● **Data**:
·····

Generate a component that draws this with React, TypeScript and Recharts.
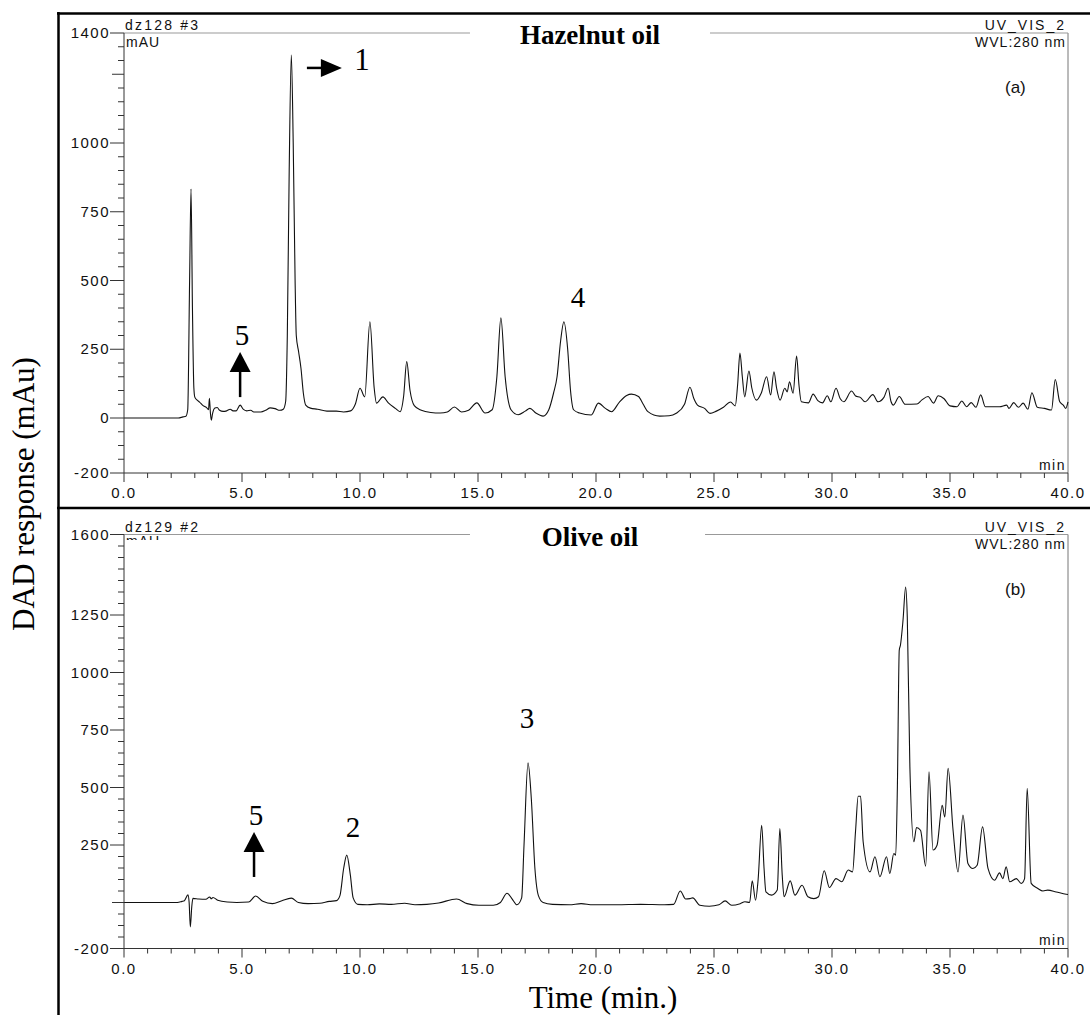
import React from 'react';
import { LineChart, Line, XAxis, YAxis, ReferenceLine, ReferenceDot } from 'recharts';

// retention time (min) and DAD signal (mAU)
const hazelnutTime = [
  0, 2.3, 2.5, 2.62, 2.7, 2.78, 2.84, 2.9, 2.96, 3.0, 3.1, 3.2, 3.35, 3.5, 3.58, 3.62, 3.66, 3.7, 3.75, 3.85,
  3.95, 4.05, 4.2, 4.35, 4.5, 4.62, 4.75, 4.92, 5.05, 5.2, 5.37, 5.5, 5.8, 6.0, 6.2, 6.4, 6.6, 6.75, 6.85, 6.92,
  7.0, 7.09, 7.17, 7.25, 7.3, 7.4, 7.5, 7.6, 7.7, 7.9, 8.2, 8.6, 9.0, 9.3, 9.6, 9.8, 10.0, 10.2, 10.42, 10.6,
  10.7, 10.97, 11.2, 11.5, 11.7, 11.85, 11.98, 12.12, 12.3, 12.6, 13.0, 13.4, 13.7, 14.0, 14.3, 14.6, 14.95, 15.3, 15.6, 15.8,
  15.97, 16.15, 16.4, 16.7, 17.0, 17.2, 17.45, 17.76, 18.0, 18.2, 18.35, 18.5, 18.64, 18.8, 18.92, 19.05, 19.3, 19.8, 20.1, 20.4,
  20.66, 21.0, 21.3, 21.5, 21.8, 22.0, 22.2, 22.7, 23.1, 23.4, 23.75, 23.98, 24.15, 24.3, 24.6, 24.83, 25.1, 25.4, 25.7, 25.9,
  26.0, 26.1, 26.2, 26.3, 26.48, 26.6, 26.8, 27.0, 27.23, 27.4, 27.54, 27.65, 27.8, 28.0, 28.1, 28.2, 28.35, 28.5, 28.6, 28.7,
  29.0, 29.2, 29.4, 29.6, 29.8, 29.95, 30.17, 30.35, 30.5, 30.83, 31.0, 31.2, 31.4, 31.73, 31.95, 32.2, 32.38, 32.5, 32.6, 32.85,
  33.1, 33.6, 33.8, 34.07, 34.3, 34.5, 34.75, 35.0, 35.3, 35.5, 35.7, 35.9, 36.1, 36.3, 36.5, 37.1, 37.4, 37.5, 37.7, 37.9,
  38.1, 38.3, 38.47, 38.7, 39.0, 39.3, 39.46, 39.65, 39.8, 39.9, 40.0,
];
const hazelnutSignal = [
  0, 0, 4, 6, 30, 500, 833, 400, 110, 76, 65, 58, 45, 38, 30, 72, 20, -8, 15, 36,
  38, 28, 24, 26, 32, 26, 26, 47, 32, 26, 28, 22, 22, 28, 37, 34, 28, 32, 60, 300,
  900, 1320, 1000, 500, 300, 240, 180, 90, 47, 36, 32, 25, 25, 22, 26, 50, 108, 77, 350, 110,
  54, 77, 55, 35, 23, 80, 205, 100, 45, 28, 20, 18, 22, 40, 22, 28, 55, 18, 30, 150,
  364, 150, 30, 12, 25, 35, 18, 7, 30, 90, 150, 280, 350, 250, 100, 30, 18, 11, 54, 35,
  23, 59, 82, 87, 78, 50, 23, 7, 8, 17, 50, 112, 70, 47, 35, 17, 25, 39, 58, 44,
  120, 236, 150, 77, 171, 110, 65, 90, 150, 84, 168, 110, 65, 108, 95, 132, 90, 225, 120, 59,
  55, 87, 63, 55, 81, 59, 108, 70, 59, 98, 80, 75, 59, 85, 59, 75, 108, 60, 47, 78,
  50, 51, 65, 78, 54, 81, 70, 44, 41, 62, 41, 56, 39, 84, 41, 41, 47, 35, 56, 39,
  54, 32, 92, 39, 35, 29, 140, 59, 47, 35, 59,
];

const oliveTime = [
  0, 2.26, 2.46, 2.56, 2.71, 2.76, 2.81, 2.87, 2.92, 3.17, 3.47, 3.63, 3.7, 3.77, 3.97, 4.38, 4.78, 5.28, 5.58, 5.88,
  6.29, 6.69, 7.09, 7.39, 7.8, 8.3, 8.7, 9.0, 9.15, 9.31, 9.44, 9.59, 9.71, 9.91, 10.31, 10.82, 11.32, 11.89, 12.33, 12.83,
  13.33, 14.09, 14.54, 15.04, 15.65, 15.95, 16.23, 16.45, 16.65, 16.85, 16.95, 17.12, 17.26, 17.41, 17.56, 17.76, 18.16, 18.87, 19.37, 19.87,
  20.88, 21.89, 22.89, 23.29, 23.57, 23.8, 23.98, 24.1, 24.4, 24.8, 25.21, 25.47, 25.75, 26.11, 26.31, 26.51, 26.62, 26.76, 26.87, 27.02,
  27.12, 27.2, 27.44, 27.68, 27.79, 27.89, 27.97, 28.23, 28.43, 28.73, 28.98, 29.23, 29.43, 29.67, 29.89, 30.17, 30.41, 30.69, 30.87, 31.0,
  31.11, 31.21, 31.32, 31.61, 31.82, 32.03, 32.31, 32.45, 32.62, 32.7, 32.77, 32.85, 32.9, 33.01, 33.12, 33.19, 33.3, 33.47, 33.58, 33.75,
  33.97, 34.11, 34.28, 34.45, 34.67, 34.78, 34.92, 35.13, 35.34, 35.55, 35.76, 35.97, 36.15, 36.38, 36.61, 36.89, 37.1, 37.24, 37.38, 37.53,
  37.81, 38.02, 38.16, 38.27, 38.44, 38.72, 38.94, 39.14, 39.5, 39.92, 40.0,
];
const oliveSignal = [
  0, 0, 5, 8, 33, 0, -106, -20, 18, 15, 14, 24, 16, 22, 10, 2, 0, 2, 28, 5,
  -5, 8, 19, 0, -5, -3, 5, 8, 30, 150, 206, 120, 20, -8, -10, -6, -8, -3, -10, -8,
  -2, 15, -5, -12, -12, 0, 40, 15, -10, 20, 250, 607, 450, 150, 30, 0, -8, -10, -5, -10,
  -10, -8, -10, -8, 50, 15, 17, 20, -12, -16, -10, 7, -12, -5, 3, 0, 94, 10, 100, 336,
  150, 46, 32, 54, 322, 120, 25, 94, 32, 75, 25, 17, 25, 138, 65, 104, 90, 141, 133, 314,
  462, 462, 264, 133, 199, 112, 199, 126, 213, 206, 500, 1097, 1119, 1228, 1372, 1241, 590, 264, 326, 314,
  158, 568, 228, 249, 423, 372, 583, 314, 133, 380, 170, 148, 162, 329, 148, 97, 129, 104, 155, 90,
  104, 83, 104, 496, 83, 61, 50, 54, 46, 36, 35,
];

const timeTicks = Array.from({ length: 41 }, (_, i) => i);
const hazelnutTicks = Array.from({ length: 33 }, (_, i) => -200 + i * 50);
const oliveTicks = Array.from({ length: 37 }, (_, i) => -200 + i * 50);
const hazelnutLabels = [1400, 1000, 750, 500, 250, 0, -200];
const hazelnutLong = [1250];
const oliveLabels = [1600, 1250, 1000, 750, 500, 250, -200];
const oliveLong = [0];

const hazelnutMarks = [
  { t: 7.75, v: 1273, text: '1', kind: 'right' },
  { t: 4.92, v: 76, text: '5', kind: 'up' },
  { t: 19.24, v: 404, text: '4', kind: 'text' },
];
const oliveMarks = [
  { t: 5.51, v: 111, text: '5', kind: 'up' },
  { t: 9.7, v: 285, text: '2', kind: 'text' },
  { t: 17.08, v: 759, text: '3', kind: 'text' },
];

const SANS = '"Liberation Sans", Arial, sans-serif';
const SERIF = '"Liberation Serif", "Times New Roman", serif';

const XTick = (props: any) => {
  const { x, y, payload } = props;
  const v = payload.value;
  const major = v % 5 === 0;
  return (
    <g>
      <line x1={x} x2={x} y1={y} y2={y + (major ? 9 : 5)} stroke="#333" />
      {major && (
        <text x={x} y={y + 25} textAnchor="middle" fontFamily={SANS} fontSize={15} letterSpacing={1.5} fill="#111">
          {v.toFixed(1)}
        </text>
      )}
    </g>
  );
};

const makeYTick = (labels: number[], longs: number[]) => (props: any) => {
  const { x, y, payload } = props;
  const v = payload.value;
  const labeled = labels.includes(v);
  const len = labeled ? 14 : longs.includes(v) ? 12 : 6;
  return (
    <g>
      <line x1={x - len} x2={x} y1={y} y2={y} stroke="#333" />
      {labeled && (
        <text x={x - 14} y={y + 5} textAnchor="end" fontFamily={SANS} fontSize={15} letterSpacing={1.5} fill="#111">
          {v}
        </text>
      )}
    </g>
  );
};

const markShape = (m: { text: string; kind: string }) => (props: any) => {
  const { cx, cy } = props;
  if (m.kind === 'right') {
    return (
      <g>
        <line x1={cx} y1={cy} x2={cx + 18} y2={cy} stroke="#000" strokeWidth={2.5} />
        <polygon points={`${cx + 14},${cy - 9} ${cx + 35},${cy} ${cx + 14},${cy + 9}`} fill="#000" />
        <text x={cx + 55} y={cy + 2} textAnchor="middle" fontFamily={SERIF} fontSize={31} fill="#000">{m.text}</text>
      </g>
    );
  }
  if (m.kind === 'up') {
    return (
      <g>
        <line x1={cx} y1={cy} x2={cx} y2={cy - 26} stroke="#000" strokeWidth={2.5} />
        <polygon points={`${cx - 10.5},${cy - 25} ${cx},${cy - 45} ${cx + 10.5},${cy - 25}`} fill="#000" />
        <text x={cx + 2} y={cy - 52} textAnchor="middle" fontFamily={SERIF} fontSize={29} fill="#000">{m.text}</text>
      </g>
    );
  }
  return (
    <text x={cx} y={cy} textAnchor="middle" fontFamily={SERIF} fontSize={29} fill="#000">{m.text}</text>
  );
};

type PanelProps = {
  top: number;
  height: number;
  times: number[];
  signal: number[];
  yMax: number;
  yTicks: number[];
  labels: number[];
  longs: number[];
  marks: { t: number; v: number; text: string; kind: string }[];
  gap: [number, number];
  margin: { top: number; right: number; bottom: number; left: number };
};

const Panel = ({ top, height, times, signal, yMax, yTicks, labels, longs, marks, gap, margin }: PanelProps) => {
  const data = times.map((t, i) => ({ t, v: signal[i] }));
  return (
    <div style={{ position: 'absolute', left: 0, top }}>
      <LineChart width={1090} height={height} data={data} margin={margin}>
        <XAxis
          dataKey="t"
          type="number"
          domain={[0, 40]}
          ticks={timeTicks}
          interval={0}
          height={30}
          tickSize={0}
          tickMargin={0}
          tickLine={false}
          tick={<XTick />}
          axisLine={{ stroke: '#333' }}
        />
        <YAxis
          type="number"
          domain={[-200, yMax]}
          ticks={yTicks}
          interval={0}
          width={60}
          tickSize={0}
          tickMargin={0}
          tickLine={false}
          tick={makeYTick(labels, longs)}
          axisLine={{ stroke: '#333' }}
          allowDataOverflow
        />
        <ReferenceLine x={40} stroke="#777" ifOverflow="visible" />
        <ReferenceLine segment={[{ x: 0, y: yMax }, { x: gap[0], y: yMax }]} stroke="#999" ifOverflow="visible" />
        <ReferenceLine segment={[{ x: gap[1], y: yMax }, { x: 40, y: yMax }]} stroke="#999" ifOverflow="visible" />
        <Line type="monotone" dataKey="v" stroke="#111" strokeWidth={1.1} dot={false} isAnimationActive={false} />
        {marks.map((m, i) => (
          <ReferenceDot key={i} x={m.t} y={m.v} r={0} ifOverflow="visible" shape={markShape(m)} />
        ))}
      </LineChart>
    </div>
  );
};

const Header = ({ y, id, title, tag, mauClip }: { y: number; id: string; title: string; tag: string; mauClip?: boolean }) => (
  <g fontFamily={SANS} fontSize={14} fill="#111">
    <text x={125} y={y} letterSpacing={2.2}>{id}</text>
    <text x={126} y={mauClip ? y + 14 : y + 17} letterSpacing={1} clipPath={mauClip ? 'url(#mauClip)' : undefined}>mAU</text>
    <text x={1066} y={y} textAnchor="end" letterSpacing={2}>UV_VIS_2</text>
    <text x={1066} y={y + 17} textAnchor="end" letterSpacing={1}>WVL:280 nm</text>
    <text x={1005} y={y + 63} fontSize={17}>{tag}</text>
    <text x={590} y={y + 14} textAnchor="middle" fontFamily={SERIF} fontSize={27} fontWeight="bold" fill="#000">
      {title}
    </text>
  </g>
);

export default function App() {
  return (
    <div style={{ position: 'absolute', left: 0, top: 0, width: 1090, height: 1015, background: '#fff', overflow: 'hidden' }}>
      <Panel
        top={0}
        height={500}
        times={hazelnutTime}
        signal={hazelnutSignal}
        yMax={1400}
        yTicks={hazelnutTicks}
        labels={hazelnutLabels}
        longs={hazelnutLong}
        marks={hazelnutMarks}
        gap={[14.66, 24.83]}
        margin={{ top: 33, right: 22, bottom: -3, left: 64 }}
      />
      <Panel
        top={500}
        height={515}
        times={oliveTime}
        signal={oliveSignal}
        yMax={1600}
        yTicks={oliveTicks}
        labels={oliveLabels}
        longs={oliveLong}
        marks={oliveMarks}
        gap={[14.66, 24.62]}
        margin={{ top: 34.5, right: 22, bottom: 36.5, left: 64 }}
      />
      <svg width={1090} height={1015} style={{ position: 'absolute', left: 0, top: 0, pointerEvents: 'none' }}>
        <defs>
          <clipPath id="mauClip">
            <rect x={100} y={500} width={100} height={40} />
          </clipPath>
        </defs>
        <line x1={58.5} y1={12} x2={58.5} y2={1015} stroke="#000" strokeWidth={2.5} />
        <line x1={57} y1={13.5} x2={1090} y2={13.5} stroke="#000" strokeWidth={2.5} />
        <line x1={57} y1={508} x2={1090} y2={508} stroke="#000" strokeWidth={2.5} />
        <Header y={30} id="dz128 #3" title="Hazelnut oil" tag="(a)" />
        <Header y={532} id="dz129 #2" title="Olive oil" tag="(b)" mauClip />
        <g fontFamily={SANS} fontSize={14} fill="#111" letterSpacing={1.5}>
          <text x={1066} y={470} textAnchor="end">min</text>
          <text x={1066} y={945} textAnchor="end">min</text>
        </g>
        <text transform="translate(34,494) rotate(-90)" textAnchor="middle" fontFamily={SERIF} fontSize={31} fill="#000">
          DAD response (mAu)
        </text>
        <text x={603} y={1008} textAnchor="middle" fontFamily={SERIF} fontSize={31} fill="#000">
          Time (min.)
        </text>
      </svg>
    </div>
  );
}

·····

● **Problem**:
From the first line of the material down to the line containing "YAxis, ReferenceLine, ReferenceDot", inclusive, return each line exactly, skipping any picture.

● **Solution**:
Generate a component that draws this with React, TypeScript and Recharts.
import React from 'react';
import { LineChart, Line, XAxis, YAxis, ReferenceLine, ReferenceDot } from 'recharts';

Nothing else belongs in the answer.